Şu anda da hala vizyonda yer alan ve izleyenlerin öve öve bitiremeyip IMDb puanını 8.4’e kadar çıkaran “Zavallılar (Poor Things)” filminden bahsetmek istiyorum sizlere.

Sinema öğrencisi olduğum dönemlerde metaforik yapımlar, gerçeği açık açık anlatmak  yerine teşbih sanatını kullanarak anlatan senaryolar her zaman daha çok hoşuma gidiyordu, bilmiyorum belki de bu tür yapımları sevdiğim için kendimi sinefil olarak hissediyordum… Son 2 yılda ise çok fazla metaforun barındırıldığı illa bi toplum mesajı olmak zorundaymış gibi hissettiren filmlere ayar olmaya başladım. Sanırım hayat silsilesinde zevk aldığım şeylerin daha kolay ve anlaşılır olmasına ihtiyacım var artık.         

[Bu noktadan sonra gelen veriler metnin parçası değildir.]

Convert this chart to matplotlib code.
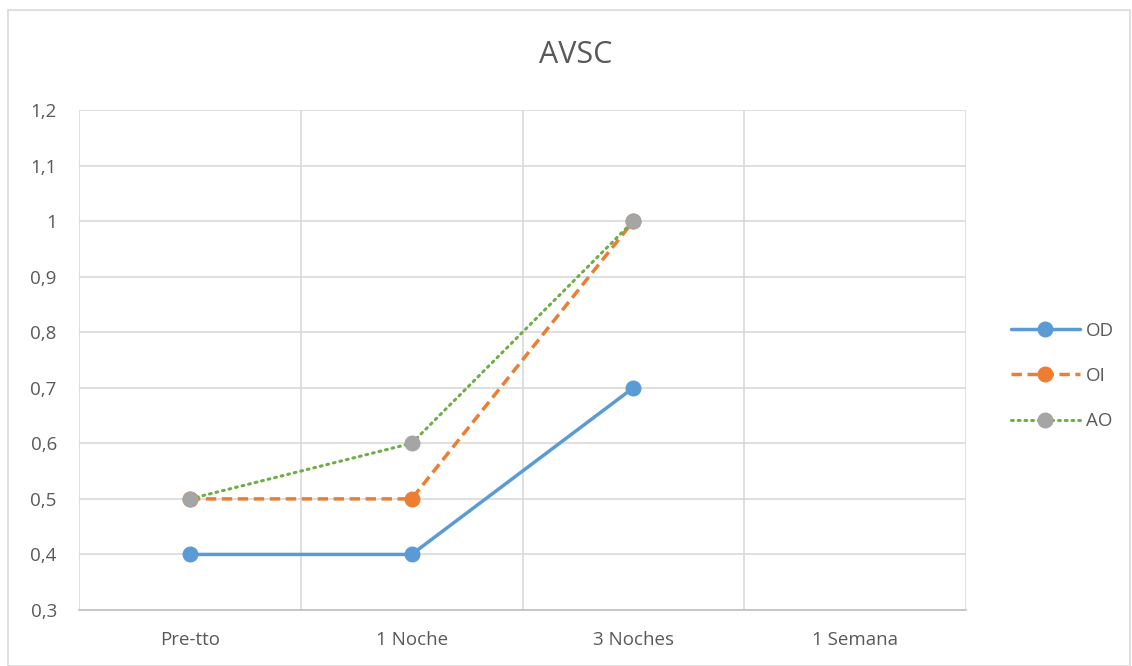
import matplotlib
matplotlib.use("Agg")
import matplotlib.pyplot as plt
from matplotlib.patches import Rectangle

categories = ["Pre-tto", "1 Noche", "3 Noches", "1 Semana"]
od = [0.4, 0.4, 0.7]
oi = [0.5, 0.5, 1.0]
ao = [0.5, 0.6, 1.0]
yticks = [0.3, 0.4, 0.5, 0.6, 0.7, 0.8, 0.9, 1.0, 1.1, 1.2]

W, H = 1132, 666
fig = plt.figure(figsize=(W / 100, H / 100), dpi=100)
plt.rcParams["font.family"] = ["Open Sans", "DejaVu Sans"]
txt = "#595959"
fs = 13.5

# outer chart border
fig.patches.append(Rectangle((8 / W, 0), (W - 10) / W, (H - 10) / H,
                             transform=fig.transFigure, fill=False,
                             edgecolor="#D9D9D9", linewidth=1.2))

ax = fig.add_axes([79 / W, 1 - 610 / H, (966 - 79) / W, (610 - 110) / H])
n = len(categories)
xs = list(range(n))
ax.set_xlim(-0.5, n - 0.5)
ax.set_ylim(0.3, 1.2)
ax.set_yticks(yticks)
ax.set_yticklabels([("%g" % v).replace(".", ",") for v in yticks])
ax.set_xticks(xs)
ax.set_xticklabels(categories)
ax.set_xticks([i - 0.5 for i in range(n + 1)], minor=True)
ax.grid(True, axis="y", color="#D9D9D9", linewidth=1.2)
ax.grid(True, axis="x", which="minor", color="#D9D9D9", linewidth=1.2)
ax.tick_params(axis="both", which="both", length=0, colors=txt, labelsize=fs)
ax.tick_params(axis="y", pad=16)
ax.tick_params(axis="x", pad=15)
for s in ["left", "right", "top"]:
    ax.spines[s].set_visible(False)
ax.spines["bottom"].set_color("#BFBFBF")
ax.spines["bottom"].set_linewidth(1.2)
ax.set_axisbelow(True)

ms = 10.5
ax.plot(xs[:len(od)], od, color="#5B9BD5", linewidth=2.5, marker="o",
        markersize=ms, label="OD", solid_capstyle="round")
ax.plot(xs[:len(oi)], oi, color="#ED7D31", linewidth=2.5, linestyle=(0, (3, 1.6)),
        marker="o", markersize=ms, label="OI")
ax.plot(xs[:len(ao)], ao, color="#70AD47", linewidth=2.2, linestyle=(0, (0.6, 1.6)),
        dash_capstyle="round", marker="o", markersize=ms,
        markerfacecolor="#A5A5A5", markeredgecolor="#A5A5A5", label="AO")

fig.text(576 / W, 1 - 55 / H, "AVSC", fontsize=22, color=txt,
         ha="center", va="center")

leg = ax.legend(loc="center left", bbox_to_anchor=(1003 / W, 1 - 376 / H),
                bbox_transform=fig.transFigure, frameon=False, fontsize=fs,
                labelcolor=txt, handlelength=3.7, handletextpad=0.3,
                labelspacing=1.45, borderaxespad=0)

fig.savefig("out.png", dpi=100)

 Zavallılar filmi ise ne kadar bana seyir zevki verse de izleyicilerin yorumlarına baktığımda yönetmenin aslında toplumsal birçok olaya gönderme yaptığını ve sosyolojik düzeni eleştirdiğini öğrendim. Ki bana kalırsa bu filmde böyle bir şey yoktu. Yani artık her haltın her sanatın ne bileyim duvara elektrik bandıyla yapıştırılmış muzun bile altından illa sosyolojik bir anlam çıkarmak zorunda değiliz. İlla alengirli, yanarlı dönerli insanlar olmak zorunda da değiliz. Mesela bu filmden örnek verelim; dümdüz izlediğimde beni estetik olarak doyurdu, diyaloglar olarak güldürdü, senaryo olarak farklı bir bakış açısı kattı ve oyunculuklar olarak da hayran bıraktı. Ancak filmin mantığına girersek eleştirdiği noktalardan daha çok fahişelik mesleğinin bu kadar farklı yansıtılması beni biraz rahatsız etti. Biraz daha açmak istiyorum bu konuyu.

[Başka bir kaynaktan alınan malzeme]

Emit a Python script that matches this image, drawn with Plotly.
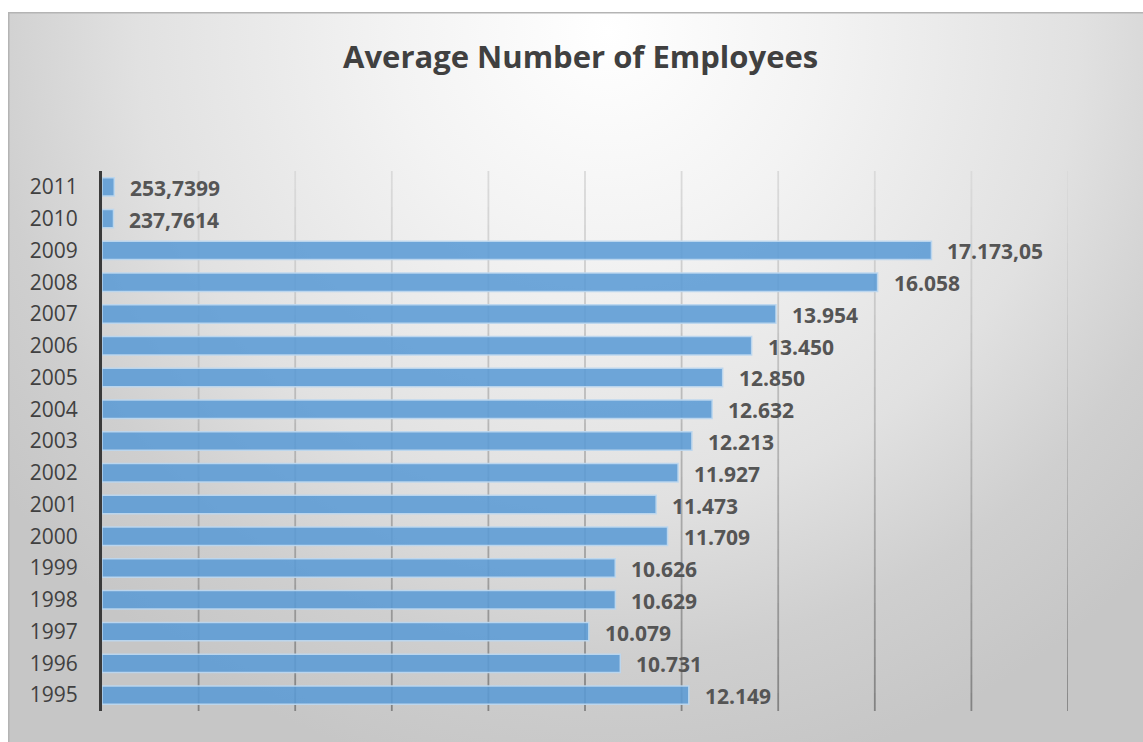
import base64
import plotly.graph_objects as go

# Average number of employees per year
years = ["1995", "1996", "1997", "1998", "1999", "2000", "2001", "2002", "2003",
         "2004", "2005", "2006", "2007", "2008", "2009", "2010", "2011"]
employees = [12149, 10731, 10079, 10629, 10626, 11709, 11473, 11927, 12213,
             12632, 12850, 13450, 13954, 16058, 17173.05, 237.7614, 253.7399]
value_labels = ["12.149", "10.731", "10.079", "10.629", "10.626", "11.709", "11.473",
                "11.927", "12.213", "12.632", "12.850", "13.450", "13.954", "16.058",
                "17.173,05", "237,7614", "253,7399"]
grid_values = [2000, 4000, 6000, 8000, 10000, 12000, 14000, 16000, 18000, 20000]
x_max = 20000

W, H = 1143, 742
M_L, M_R, M_T, M_B = 102, 75, 171, 31
PW, PH = W - M_L - M_R, H - M_T - M_B

# Chart-area backdrop: soft radial gradient with a thin frame on top/left
BX, BY = 8, 12
bw, bh = W - BX, H - BY
svg = f'''<svg xmlns="http://www.w3.org/2000/svg" width="{bw}" height="{bh}" viewBox="0 0 {bw} {bh}" preserveAspectRatio="none">
<defs><radialGradient id="g" gradientUnits="userSpaceOnUse" cx="600" cy="20" r="760">
<stop offset="0" stop-color="#ffffff"/>
<stop offset="0.28" stop-color="#f3f3f3"/>
<stop offset="0.62" stop-color="#e1e1e1"/>
<stop offset="0.82" stop-color="#cfcfcf"/>
<stop offset="1" stop-color="#c6c6c6"/>
</radialGradient></defs>
<rect x="0" y="0" width="{bw}" height="{bh}" fill="url(#g)"/>
<path d="M0.75,{bh} L0.75,0.75 L{bw},0.75" fill="none" stroke="#b4b4b4" stroke-width="1.5"/>
</svg>'''
svg_uri = "data:image/svg+xml;base64," + base64.b64encode(svg.encode()).decode()

fig = go.Figure()
fig.add_trace(go.Bar(
    y=years, x=employees, orientation="h", width=0.58,
    marker=dict(color="rgba(91,155,213,0.88)",
                line=dict(color="rgba(189,215,238,0.95)", width=1.5)),
    hoverinfo="skip",
))

# Value labels just right of each bar (category axis positions are indices)
for idx, (v, lab) in enumerate(zip(employees, value_labels)):
    fig.add_annotation(x=v, y=idx, xref="x", yref="y", text=f"<b>{lab}</b>",
                       showarrow=False, xanchor="left", yanchor="middle", xshift=14,
                       yshift=-1,
                       font=dict(family="Open Sans", size=21, color="#555555"))

# Vertical gridlines that fade from dark at the bottom to light at the top
shapes = []
n_seg = 30
for gx in grid_values:
    for i in range(n_seg):
        y0, y1 = i / n_seg, (i + 1) / n_seg
        t = ((y0 + y1) / 2) ** 0.8
        c = int(128 + (220 - 128) * t)
        shapes.append(dict(type="line", xref="x", yref="paper", x0=gx, x1=gx,
                           y0=y0, y1=y1, layer="below",
                           line=dict(color=f"rgb({c},{c},{c})", width=1.8)))

fig.update_layout(
    width=W, height=H,
    margin=dict(l=M_L, r=M_R, t=M_T, b=M_B, autoexpand=False),
    paper_bgcolor="white", plot_bgcolor="rgba(0,0,0,0)",
    showlegend=False,
    title=dict(text="<b>Average Number of Employees</b>", x=0.508, xanchor="center",
               y=1 - 57 / H, yanchor="middle", xref="container", yref="container",
               font=dict(family="Open Sans", size=31, color="#404040")),
    xaxis=dict(range=[0, x_max], showgrid=False, zeroline=False, showticklabels=False,
               showline=False, fixedrange=True),
    yaxis=dict(type="category", categoryorder="array", categoryarray=years,
               range=[-0.5, len(years) - 0.5], autorange=False,
               tickmode="array", tickvals=years, ticktext=years,
               showgrid=False, zeroline=False, showline=True, linecolor="#3a3a3a",
               linewidth=3, ticks="", ticklabelstandoff=17,
               tickfont=dict(family="Open Sans", size=21, color="#404040")),
    shapes=shapes,
    images=[dict(source=svg_uri, xref="paper", yref="paper",
                 x=(BX - M_L) / PW, y=(H - M_B - BY) / PH,
                 sizex=bw / PW, sizey=bh / PH, sizing="stretch",
                 xanchor="left", yanchor="top", layer="below")],
)

fig.write_html("out.html")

 Film, kendine Tanrı dedirten bir bilim insanının, çok usta olan cerrah Baxter’ın yetişkin bir kadın cesedine bebek beyni takması ve deneysel olarak bu kadını gözlemlemesini anlatıyor. Başrolümüz ve Emma Stone’un oyunculuğuyla ödüller alacağına emin olduğum Bella karakteri ise yeniden dirilmesine ve bir bebek beynine sahip olmasına rağmen içindeki kaşif ruha hayat veriyor ve öğrenip gelişiyor. Filmin konusu çoğu yapımdan oldukça farklı, ek olarak gerçekten kahkaha attıracak sahneleri de baya bol. Ben her detayını sevdim diyebilirim ancak daha demin de bahsettiğim gibi sevmediğim tek nokta fahişelik.           

 Bella karakteri bir süre sonra para kazanmak ve insanlar konusunda gözlem yapabilmek için hayat kadını mesleğini icra ediyor. Ancak bu mesleği öyle mantıklı açıklıyor ki bu bana biraz tuhaf geldi. Ancak bu kadar kaliteli bir senaryo varken bu tarz detaylara takılmamak lazım. Sadece günümüzde küresel olarak insanların bedenlerini para karşılığı satmasının bu kadar normalleştirilmesi birazcık can sıkıcı tabi.        

 Film bizlere kafesinden kurtulmuş ve yeniden hayat bulmuş bir kadını, sorgusuz ve affedici bir aşığı, içindeki şefkati gömüp gaddar olmak zorunda kalan bir adamı ve kibrinde boğulurken sefillik durumuna düşen bir gereksizi anlatıyor. İzlerken beni çok eğlendirdi, ancak sinema biletlerine tonlarca para vermeğe değecek bir film olduğunu düşünmüyorum. Dijitale düştüğünde hemen izleyin derim.